Interpretation of such oddities is often treacherous, since elusive or inconsistent findings create opportunities for self-delusion; even though I try my utmost to maintain a professional and scientific approach, there are times when I have defended a piece of “evidence” far beyond what it deserved. At one point, my pride and joy as a ghost hunter was a picture of a menacing face in a window at the Olivas Adobe. I sent that picture everywhere, showing it to as many people as possible. Almost everyone was impressed by photo, convinced that I had indeed captured something amazing, something out of this world. It wasn’t until several weeks later that Ty saw something I had not: the face was actually my own hand, contorted in such a way as to mimic the features of an angry specter. As soon as he pointed this out to me, my entire perception of reality shifted. I had no longer captured an incredible piece of evidence; I had, instead, taken a cool picture of my own hand. Such an elegant metaphor for the self-involvement of a deluded investigator.
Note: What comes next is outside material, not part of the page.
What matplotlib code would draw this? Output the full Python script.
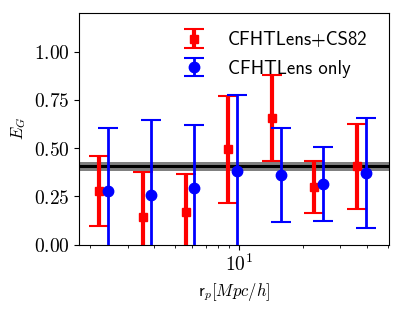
import math
import matplotlib
matplotlib.use('Agg')
import matplotlib.pyplot as plt
from matplotlib.ticker import FuncFormatter, NullFormatter

# E_G measurements vs projected separation
r_comb = [2.20, 3.52, 5.61, 8.88, 14.25, 22.5, 36.0]
eg_comb = [0.278, 0.143, 0.167, 0.494, 0.656, 0.297, 0.406]
err_comb = [0.180, 0.232, 0.199, 0.279, 0.222, 0.135, 0.222]

r_cfht = [2.42, 3.87, 6.17, 9.77, 15.7, 24.8, 39.5]
eg_cfht = [0.278, 0.257, 0.294, 0.382, 0.361, 0.314, 0.371]
err_cfht = [0.326, 0.391, 0.326, 0.394, 0.243, 0.190, 0.284]

# GR prediction
eg_gr = 0.405
eg_gr_err = 0.023

label_comb = 'CFHTLens+CS82'
label_cfht = 'CFHTLens only'

plt.rcParams['mathtext.fontset'] = 'cm'

fig = plt.figure(figsize=(4.02, 3.09), dpi=100)
ax = fig.add_axes([0.1973, 0.2087, 0.7711, 0.7483])

ax.axhspan(eg_gr - eg_gr_err, eg_gr + eg_gr_err, color='0.5', lw=0, zorder=1)
ax.axhline(eg_gr, color='k', lw=2.2, zorder=1.5)

ax.errorbar(r_comb, eg_comb, yerr=err_comb, fmt='s', color='red', ms=6,
            elinewidth=3, capsize=7.5, capthick=1.5, label=label_comb, zorder=2)
ax.errorbar(r_cfht, eg_cfht, yerr=err_cfht, fmt='o', color='blue', ms=7.5,
            elinewidth=2, capsize=7.5, capthick=1.5, label=label_cfht, zorder=3)

ax.set_xscale('log')
ax.set_xlim(1.775, 50.9)
ax.set_ylim(0, 1.2)
ax.set_yticks([0, 0.25, 0.5, 0.75, 1.0])
ax.yaxis.set_major_formatter(FuncFormatter(lambda v, p: r'$%.2f$' % v))
ax.xaxis.set_major_formatter(FuncFormatter(lambda v, p: r'$10^{%d}$' % round(math.log10(v))))
ax.xaxis.set_minor_formatter(NullFormatter())
ax.tick_params(labelsize=14)

ax.set_xlabel(r'$\mathsf{r}_p[Mpc/h]$', fontsize=12)
ax.set_ylabel(r'$E_G$', fontsize=12)

leg = ax.legend(loc='upper right', frameon=False, prop={'family': 'cmss10', 'size': 13.5},
                labelspacing=0.55, bbox_to_anchor=(0.985, 0.995))

fig.savefig('out.png', dpi=100)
However, in my defense, I learned a great deal from that incident. My interpretation, no matter how convinced I am that what I have recorded is paranormal, is still simply my personal impression, my own experience. This is why a team of investigators is essential to finding anything approximating the truth: someone will tell you, gently, that your ghost is simply your own reflection.
We all have stories about the amazing evidence for the paranormal that turns out to be nothing more than a hand or a moth. And yet, there are those moments where the entire team is collectively in awe of a shared experience with no known normal cause. There are those snippets of audio that leave us all speechless: the inhuman voice at the Glen Tavern Inn, the photo of the transparent man at Alcatraz, the responsive pipes at Camarillo, the collective feeling that we are being watched, the heavy footsteps in the bushes by the bridge at La Purisima . . . as a team, we’ve been utterly astounded at what we’ve experienced, at a loss for an explanation.
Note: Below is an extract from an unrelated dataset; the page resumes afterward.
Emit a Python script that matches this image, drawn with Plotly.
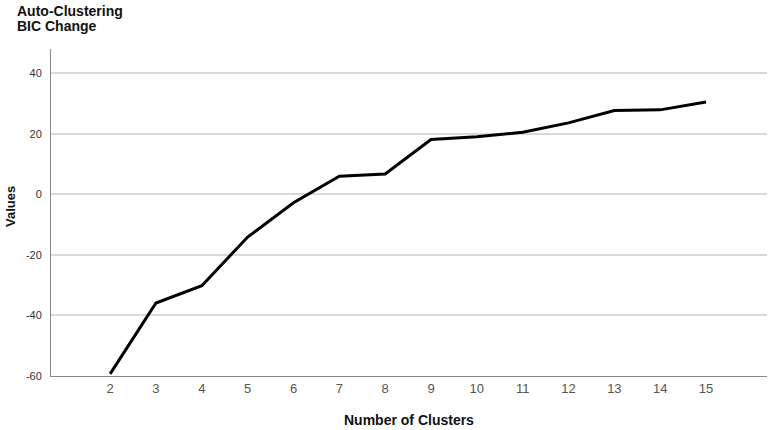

So what do those moments mean? Are we going to find an answer to the ultimate questions of life after death, the significance of ghosts and spirits, the identity of the watchers in the dark? Probably not. Assuredly not; for that is not the point, nor do I think we are meant to know with any certainty what is, to my mind, the greatest mystery of the universe: what is left of us after we have moved through death? Where do we go? What meaning does our existence possess for us, and those who loved us?
There is a quote from Allan J. Hamilton in the chapter “Soul Survivor” that states it perfectly:
“God could make it obvious, but at a terrible price.” . . . we must content ourselves with this oblique glimpse and trust that, for now, as much has been revealed as we can withstand, for our own good. We cannot grasp it. Or measure it. Or map it. But maybe it has to suffice for now.” (202)
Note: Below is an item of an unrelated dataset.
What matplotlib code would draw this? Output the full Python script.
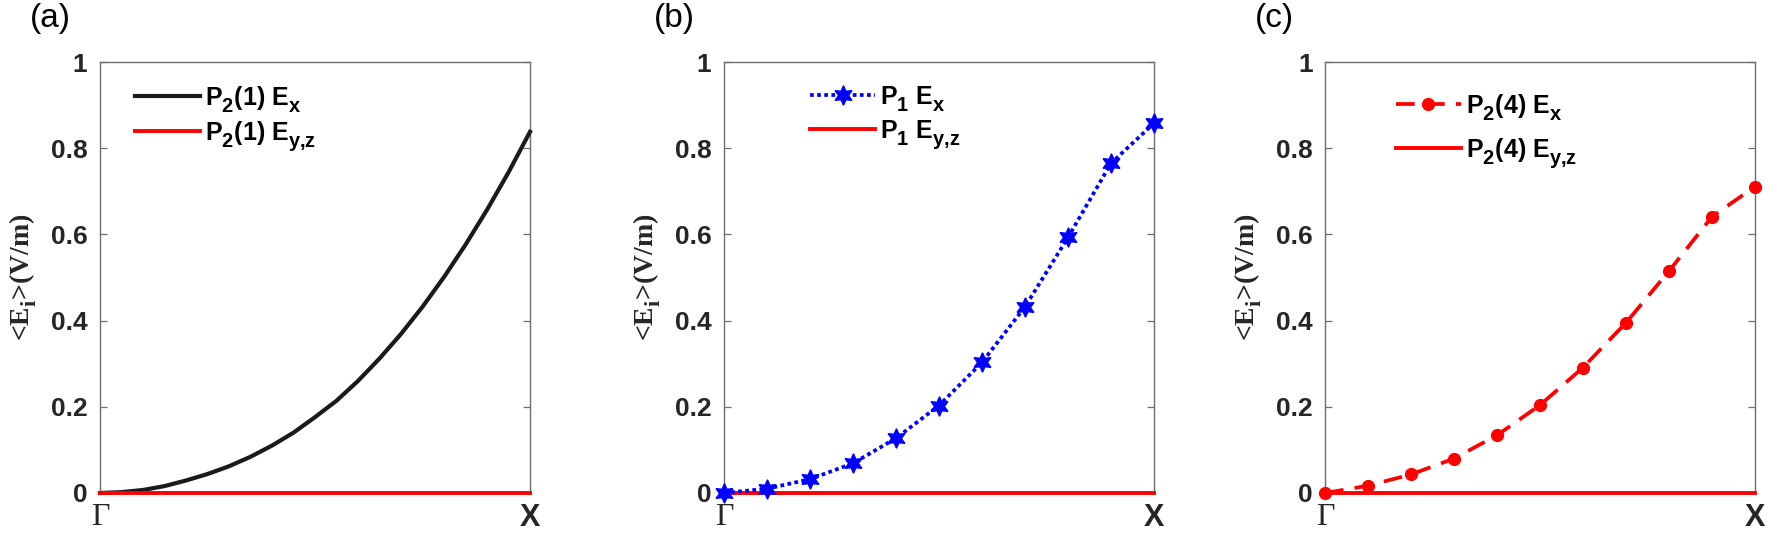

A good ghost hunter doesn’t quite believe that “it” cannot be measured or mapped; we have too many tantalizing hints that appear to point in a certain direction. The adventure is too promising to abandon, even if the answers will always be partial, or inconclusive. The whispered voice that said my name at Camarillo might mean nothing at all; but then again, it could be telling me that I need to keep looking. We all do. And so we pack our paranormal kits and head out to the next mystery.
In the middle of the night, huddled over our digital recorders, surrounded by shadows, we know something is out there; although we can’t tell you what it is, it’s powerful and it’s strange.
We will find something close to the truth; and we will have the wisdom to know that it isn’t simply our own reflection. That is more than enough for now.